Some of those losses were unplanned. Rep. Debbie Lesko, R-Ariz., was out with the flu and would have voted in favor of the warrant requirement, she tweeted an hour after the full measure passed in the House.

“This amendment is not about Americans’ inboxes and outboxes,” said Rep Mike Turner, R-Ohio, a staunch 702 supporter who heads the House Intelligence Committee in discussions on the House floor. “This is not about Americans’ data. This amendment is about Hezbollah’s data...This is dangerous. It will make us go blind.”

The bill extends 702 authorities for another two years, allowing the intelligence community to leverage what it has called a vital national security tool that’s helped the U.S. thwart cyberattacks and other threats targeting American infrastructure.

The warrant provision was strongly backed by privacy and civil rights organizations on both sides of the political aisle, as well as a pact of Republican and Democratic lawmakers, but spy chiefs have publicly said that doing so would gut the tool’s effectiveness because it slows down ongoing national security investigations.

A similar attempt to get the bill primed for discussion tanked in a 193-228 vote on Wednesday. But the House Rules Committee, which deliberates the final components of legislation before being sent to debate on the full House floor, tried a second time late Thursday night.

The White House has expressed strong support for the measure as passed. “Congress has a responsibility to the American people to renew one of the nation’s most critical intelligence authorities before it expires on April 19,” a senior administration official told Nextgov/FCW

The Reforming Intelligence and Securing America Act contains what the administration says are meaningful reforms that would prohibit queries for crimes not related to national security and codify a slew of other remediation steps already taken by the FBI to curtail misuse of the authority. 

Other amendments adopted in the final bill include a quarterly directive for the FBI to tell Congress the number of U.S. person searches it conducts, as well as provisions to expand the definition of foreign intelligence to include narcotics trafficking and enable the tool’s use in vetting foreigners entering the U.S. It also takes on an amendment that ends “abouts” collection, which is the practice of scooping up conversations that coincidentally mention foreign targets. “Abouts” collection activities were banned by the NSA in 2017.

But civil liberties representatives deem it a reform bill in only its name because it does not mandate the FBI or any other federal agency seeking to access the stored communications of Americans collected under 702 first get a warrant from a judge.

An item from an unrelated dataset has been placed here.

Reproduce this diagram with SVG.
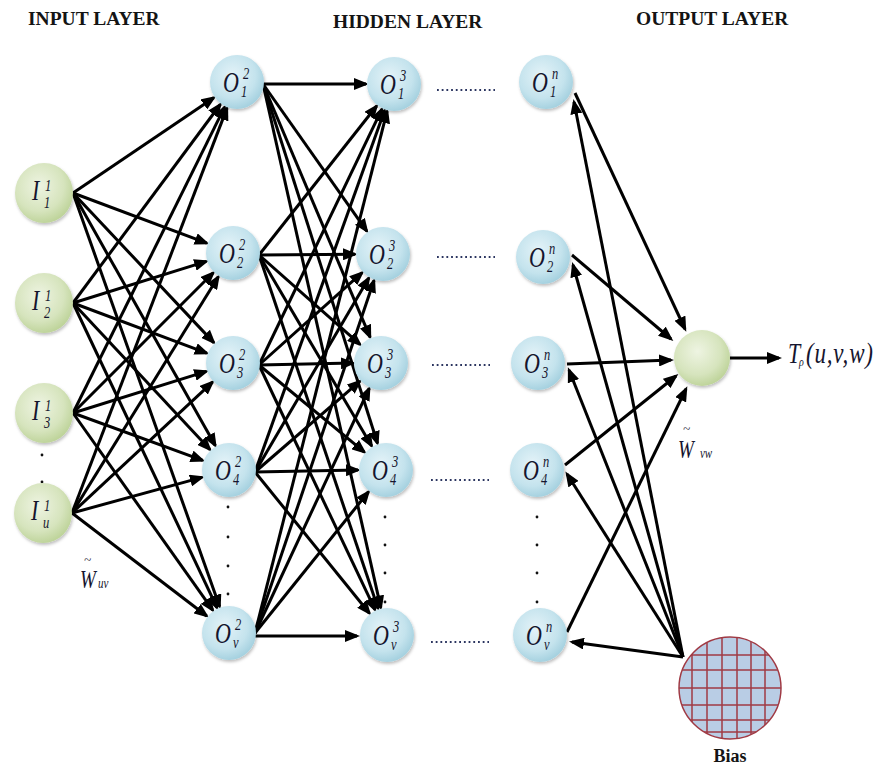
<svg xmlns="http://www.w3.org/2000/svg" width="879" height="765" viewBox="0 0 879 765">
<style>
.title{font-family:"Liberation Serif","Times New Roman",serif;font-weight:bold;font-size:19.5px;fill:#141414}
.lbl{font-family:"Liberation Serif","Times New Roman",serif;font-style:italic;fill:#15152e}
.big{font-size:22px}
.sm{font-size:12.5px}
.conn line{stroke:#000;stroke-width:3;marker-end:url(#ah)}
.dots line{stroke:#2b3560;stroke-width:2;stroke-dasharray:1.8 2.9}
.vd circle{fill:#111}
.blue{fill:url(#gb);filter:url(#sh)}
.green{fill:url(#gg);filter:url(#sh)}
</style>
<defs>
<radialGradient id="gb" cx="0.42" cy="0.38" r="0.65">
<stop offset="0" stop-color="#e4f3f8"/>
<stop offset="0.65" stop-color="#c4e3ed"/>
<stop offset="1" stop-color="#a2cfde"/>
</radialGradient>
<radialGradient id="gg" cx="0.42" cy="0.38" r="0.65">
<stop offset="0" stop-color="#eef4e2"/>
<stop offset="0.65" stop-color="#d6e4bd"/>
<stop offset="1" stop-color="#bcd297"/>
</radialGradient>
<filter id="sh" x="-30%" y="-30%" width="160%" height="160%">
<feDropShadow dx="1" dy="2" stdDeviation="1.5" flood-color="#000" flood-opacity="0.25"/>
</filter>
<marker id="ah" markerUnits="userSpaceOnUse" markerWidth="15" markerHeight="12" refX="12" refY="6" orient="auto">
<path d="M0,0 L15,6 L0,12 z" fill="#000"/>
</marker>
<clipPath id="bc"><circle cx="730" cy="688" r="51"/></clipPath>
</defs>
<rect width="879" height="765" fill="#fff"/>

<text class="title" x="28" y="25">INPUT LAYER</text>
<text class="title" x="333" y="28">HIDDEN LAYER</text>
<text class="title" x="636" y="25">OUTPUT LAYER</text>

<g class="dots">
<line x1="437" y1="90" x2="495" y2="90"/>
<line x1="437" y1="257" x2="495" y2="257"/>
<line x1="432" y1="365" x2="490" y2="365"/>
<line x1="431" y1="480" x2="489" y2="480"/>
<line x1="431" y1="642" x2="489" y2="642"/>
</g>
<g class="vd">
<circle cx="42" cy="455" r="1.4"/><circle cx="42" cy="482" r="1.4"/>
<circle cx="228" cy="507" r="1.4"/><circle cx="228" cy="537" r="1.4"/><circle cx="228" cy="566" r="1.4"/><circle cx="228" cy="594" r="1.4"/>
<circle cx="385" cy="517" r="1.4"/><circle cx="385" cy="545" r="1.4"/><circle cx="385" cy="573" r="1.4"/><circle cx="385" cy="602" r="1.4"/>
<circle cx="537" cy="517" r="1.4"/><circle cx="537" cy="545" r="1.4"/><circle cx="537" cy="573" r="1.4"/><circle cx="537" cy="602" r="1.4"/>
</g>

<g id="connectors" class="conn">
<line x1="73" y1="193" x2="213.8" y2="97.7"/>
<line x1="73" y1="193" x2="206.8" y2="243.2"/>
<line x1="73" y1="193" x2="213.8" y2="342.6"/>
<line x1="73" y1="193" x2="215.3" y2="445.6"/>
<line x1="73" y1="193" x2="219.6" y2="606.6"/>
<line x1="73" y1="303" x2="220.3" y2="104.5"/>
<line x1="73" y1="303" x2="206.3" y2="261.4"/>
<line x1="73" y1="303" x2="206.8" y2="353.2"/>
<line x1="73" y1="303" x2="209.9" y2="449.5"/>
<line x1="73" y1="303" x2="217" y2="607.7"/>
<line x1="73" y1="413" x2="224.6" y2="107.1"/>
<line x1="73" y1="413" x2="213.2" y2="272.8"/>
<line x1="73" y1="413" x2="206.3" y2="371.4"/>
<line x1="73" y1="413" x2="202.7" y2="460.4"/>
<line x1="73" y1="413" x2="212.8" y2="610.2"/>
<line x1="72" y1="513" x2="227" y2="108.1"/>
<line x1="72" y1="513" x2="218.3" y2="276.8"/>
<line x1="72" y1="513" x2="212.5" y2="382.1"/>
<line x1="72" y1="513" x2="202" y2="477.4"/>
<line x1="72" y1="513" x2="206.7" y2="616"/>

<line x1="263" y1="84" x2="366" y2="84"/>
<line x1="263" y1="84" x2="366.8" y2="231.1"/>
<line x1="263" y1="84" x2="370.1" y2="337.2"/>
<line x1="263" y1="84" x2="377.5" y2="443.3"/>
<line x1="263" y1="84" x2="380.8" y2="607.7"/>
<line x1="259" y1="255" x2="376.6" y2="106"/>
<line x1="259" y1="255" x2="355" y2="254.2"/>
<line x1="259" y1="255" x2="360" y2="344.4"/>
<line x1="259" y1="255" x2="371.7" y2="445.9"/>
<line x1="259" y1="255" x2="378.1" y2="608.5"/>
<line x1="259" y1="365" x2="381.9" y2="109.2"/>
<line x1="259" y1="365" x2="362.1" y2="272.7"/>
<line x1="259" y1="365" x2="353" y2="363.1"/>
<line x1="259" y1="365" x2="364.4" y2="452.2"/>
<line x1="259" y1="365" x2="375" y2="609.7"/>
<line x1="255" y1="472" x2="384.6" y2="110.4"/>
<line x1="255" y1="472" x2="368.8" y2="278.1"/>
<line x1="255" y1="472" x2="359.8" y2="381.3"/>
<line x1="255" y1="472" x2="358" y2="470"/>
<line x1="255" y1="472" x2="369.4" y2="613.2"/>
<line x1="255" y1="633" x2="387.1" y2="111.1"/>
<line x1="255" y1="633" x2="374" y2="280.5"/>
<line x1="255" y1="633" x2="369.2" y2="388.4"/>
<line x1="255" y1="633" x2="368.5" y2="491.8"/>
<line x1="255" y1="636" x2="357" y2="636"/>

<line x1="575" y1="93" x2="685" y2="329"/>
<line x1="572" y1="255" x2="671" y2="339"/>
<line x1="567" y1="364" x2="671" y2="360"/>
<line x1="565" y1="465" x2="676" y2="376"/>
<line x1="567" y1="632" x2="686" y2="389"/>
<line x1="683" y1="657" x2="574" y2="102"/>
<line x1="683" y1="657" x2="573" y2="265"/>
<line x1="683" y1="657" x2="569" y2="370"/>
<line x1="683" y1="657" x2="567" y2="474"/>
<line x1="683" y1="657" x2="572" y2="642"/>
<line x1="730" y1="358" x2="779" y2="358"/>
</g>

<g id="I1"><ellipse class="green" cx="44" cy="193" rx="29" ry="30"/>
<text class="lbl" transform="translate(44 193) scale(1 1.35)"><tspan class="big" x="-12" y="5.2">I</tspan><tspan class="sm" x="1" y="-1.2">1</tspan><tspan class="sm" x="0" y="11.4">1</tspan></text></g>
<g id="I2"><ellipse class="green" cx="44" cy="303" rx="29" ry="30"/>
<text class="lbl" transform="translate(44 303) scale(1 1.35)"><tspan class="big" x="-12" y="5.2">I</tspan><tspan class="sm" x="1" y="-1.2">1</tspan><tspan class="sm" x="0" y="11.4">2</tspan></text></g>
<g id="I3"><ellipse class="green" cx="44" cy="413" rx="29" ry="30"/>
<text class="lbl" transform="translate(44 413) scale(1 1.35)"><tspan class="big" x="-12" y="5.2">I</tspan><tspan class="sm" x="1" y="-1.2">1</tspan><tspan class="sm" x="0" y="11.4">3</tspan></text></g>
<g id="Iu"><ellipse class="green" cx="43" cy="513" rx="29" ry="30"/>
<text class="lbl" transform="translate(43 513) scale(1 1.35)"><tspan class="big" x="-12" y="5.2">I</tspan><tspan class="sm" x="1" y="-1.2">1</tspan><tspan class="sm" x="0" y="11.4">u</tspan></text></g>

<g id="O2_1"><circle class="blue" cx="237" cy="82" r="27"/>
<text class="lbl" transform="translate(237 82) scale(1 1.35)"><tspan class="big" x="-14" y="7.4">O</tspan><tspan class="sm" x="6" y="-2">2</tspan><tspan class="sm" x="4" y="11.4">1</tspan></text></g>
<g id="O2_2"><circle class="blue" cx="233" cy="253" r="27"/>
<text class="lbl" transform="translate(233 253) scale(1 1.35)"><tspan class="big" x="-14" y="7.4">O</tspan><tspan class="sm" x="6" y="-2">2</tspan><tspan class="sm" x="4" y="11.4">2</tspan></text></g>
<g id="O2_3"><circle class="blue" cx="233" cy="363" r="27"/>
<text class="lbl" transform="translate(233 363) scale(1 1.35)"><tspan class="big" x="-14" y="7.4">O</tspan><tspan class="sm" x="6" y="-2">2</tspan><tspan class="sm" x="4" y="11.4">3</tspan></text></g>
<g id="O2_4"><circle class="blue" cx="229" cy="470" r="27"/>
<text class="lbl" transform="translate(229 470) scale(1 1.35)"><tspan class="big" x="-14" y="7.4">O</tspan><tspan class="sm" x="6" y="-2">2</tspan><tspan class="sm" x="4" y="11.4">4</tspan></text></g>
<g id="O2_v"><circle class="blue" cx="229" cy="633" r="27"/>
<text class="lbl" transform="translate(229 633) scale(1 1.35)"><tspan class="big" x="-14" y="7.4">O</tspan><tspan class="sm" x="6" y="-2">2</tspan><tspan class="sm" x="4" y="11.4">v</tspan></text></g>

<g id="O3_1"><circle class="blue" cx="394" cy="84" r="27"/>
<text class="lbl" transform="translate(394 84) scale(1 1.35)"><tspan class="big" x="-14" y="7.4">O</tspan><tspan class="sm" x="6" y="-2">3</tspan><tspan class="sm" x="4" y="11.4">1</tspan></text></g>
<g id="O3_2"><circle class="blue" cx="383" cy="254" r="27"/>
<text class="lbl" transform="translate(383 254) scale(1 1.35)"><tspan class="big" x="-14" y="7.4">O</tspan><tspan class="sm" x="6" y="-2">3</tspan><tspan class="sm" x="4" y="11.4">2</tspan></text></g>
<g id="O3_3"><circle class="blue" cx="381" cy="363" r="27"/>
<text class="lbl" transform="translate(381 363) scale(1 1.35)"><tspan class="big" x="-14" y="7.4">O</tspan><tspan class="sm" x="6" y="-2">3</tspan><tspan class="sm" x="4" y="11.4">3</tspan></text></g>
<g id="O3_4"><circle class="blue" cx="386" cy="470" r="27"/>
<text class="lbl" transform="translate(386 470) scale(1 1.35)"><tspan class="big" x="-14" y="7.4">O</tspan><tspan class="sm" x="6" y="-2">3</tspan><tspan class="sm" x="4" y="11.4">4</tspan></text></g>
<g id="O3_v"><circle class="blue" cx="387" cy="635" r="27"/>
<text class="lbl" transform="translate(387 635) scale(1 1.35)"><tspan class="big" x="-14" y="7.4">O</tspan><tspan class="sm" x="6" y="-2">3</tspan><tspan class="sm" x="4" y="11.4">v</tspan></text></g>

<g id="On_1"><circle class="blue" cx="546" cy="82" r="27"/>
<text class="lbl" transform="translate(546 82) scale(1 1.35)"><tspan class="big" x="-14" y="7.4">O</tspan><tspan class="sm" x="6" y="-2">n</tspan><tspan class="sm" x="4" y="11.4">1</tspan></text></g>
<g id="On_2"><circle class="blue" cx="543" cy="257" r="27"/>
<text class="lbl" transform="translate(543 257) scale(1 1.35)"><tspan class="big" x="-14" y="7.4">O</tspan><tspan class="sm" x="6" y="-2">n</tspan><tspan class="sm" x="4" y="11.4">2</tspan></text></g>
<g id="On_3"><circle class="blue" cx="538" cy="363" r="27"/>
<text class="lbl" transform="translate(538 363) scale(1 1.35)"><tspan class="big" x="-14" y="7.4">O</tspan><tspan class="sm" x="6" y="-2">n</tspan><tspan class="sm" x="4" y="11.4">3</tspan></text></g>
<g id="On_4"><circle class="blue" cx="537" cy="470" r="27"/>
<text class="lbl" transform="translate(537 470) scale(1 1.35)"><tspan class="big" x="-14" y="7.4">O</tspan><tspan class="sm" x="6" y="-2">n</tspan><tspan class="sm" x="4" y="11.4">4</tspan></text></g>
<g id="On_v"><circle class="blue" cx="540" cy="635" r="27"/>
<text class="lbl" transform="translate(540 635) scale(1 1.35)"><tspan class="big" x="-14" y="7.4">O</tspan><tspan class="sm" x="6" y="-2">n</tspan><tspan class="sm" x="4" y="11.4">v</tspan></text></g>

<g id="output"><circle class="green" cx="702" cy="358" r="28"/></g>

<g id="bias">
<circle cx="730" cy="688" r="51" fill="#b9cde5"/>
<g clip-path="url(#bc)" stroke="#a03a44" stroke-width="1.5">
<line x1="692" y1="630" x2="692" y2="745"/><line x1="707" y1="630" x2="707" y2="745"/><line x1="722" y1="630" x2="722" y2="745"/><line x1="737" y1="630" x2="737" y2="745"/><line x1="751" y1="630" x2="751" y2="745"/><line x1="765" y1="630" x2="765" y2="745"/>
<line x1="675" y1="655" x2="785" y2="655"/><line x1="675" y1="670" x2="785" y2="670"/><line x1="675" y1="688" x2="785" y2="688"/><line x1="675" y1="705" x2="785" y2="705"/><line x1="675" y1="720" x2="785" y2="720"/><line x1="675" y1="732" x2="785" y2="732"/>
</g>
<circle cx="730" cy="688" r="51" fill="none" stroke="#a03a44" stroke-width="1.5"/>
<text class="title" x="730" y="762" text-anchor="middle" style="font-size:18px">Bias</text>
</g>

<g id="labels">
<text class="lbl" transform="translate(788 363) scale(1 1.3)"><tspan x="0" y="0" style="font-size:22px">T</tspan><tspan x="11" y="2.5" style="font-size:10px">ρ</tspan><tspan x="18" y="0" style="font-size:23px;letter-spacing:0.8px">(u,v,w)</tspan></text>
<text class="lbl" x="683" y="433" style="font-size:13px">~</text>
<text class="lbl" transform="translate(678 458) scale(1 1.3)"><tspan x="0" y="0" style="font-size:19px">W</tspan><tspan x="22" y="0" style="font-size:11px">vw</tspan></text>
<text class="lbl" x="84" y="564" style="font-size:13px">~</text>
<text class="lbl" transform="translate(80 588) scale(1 1.3)"><tspan x="0" y="0" style="font-size:19px">W</tspan><tspan x="18" y="0" style="font-size:11px">uv</tspan></text>
</g>
</svg>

“By expanding the government’s surveillance powers without adding a warrant requirement that would protect Americans, the House has voted to allow the intelligence agencies to violate the civil rights and liberties of Americans for years to come,” said ACLU senior policy counsel Kia Hamadanchy.

In September, the government-mandated Privacy and Civil Liberties Oversight Board found that the U.S. provided “little justification” for the value of warrantless searches of Americans’ conversations under 702, after scrutinizing classified information provided to them about searches conducted under the statute.

Headline-making 702 infringements have galvanized much of the privacy world and privacy-centric lawmakers, including instances where it was used to surveil Black Lives Matter activists and participants in the Jan. 6, 2021 attack on the U.S. Capitol.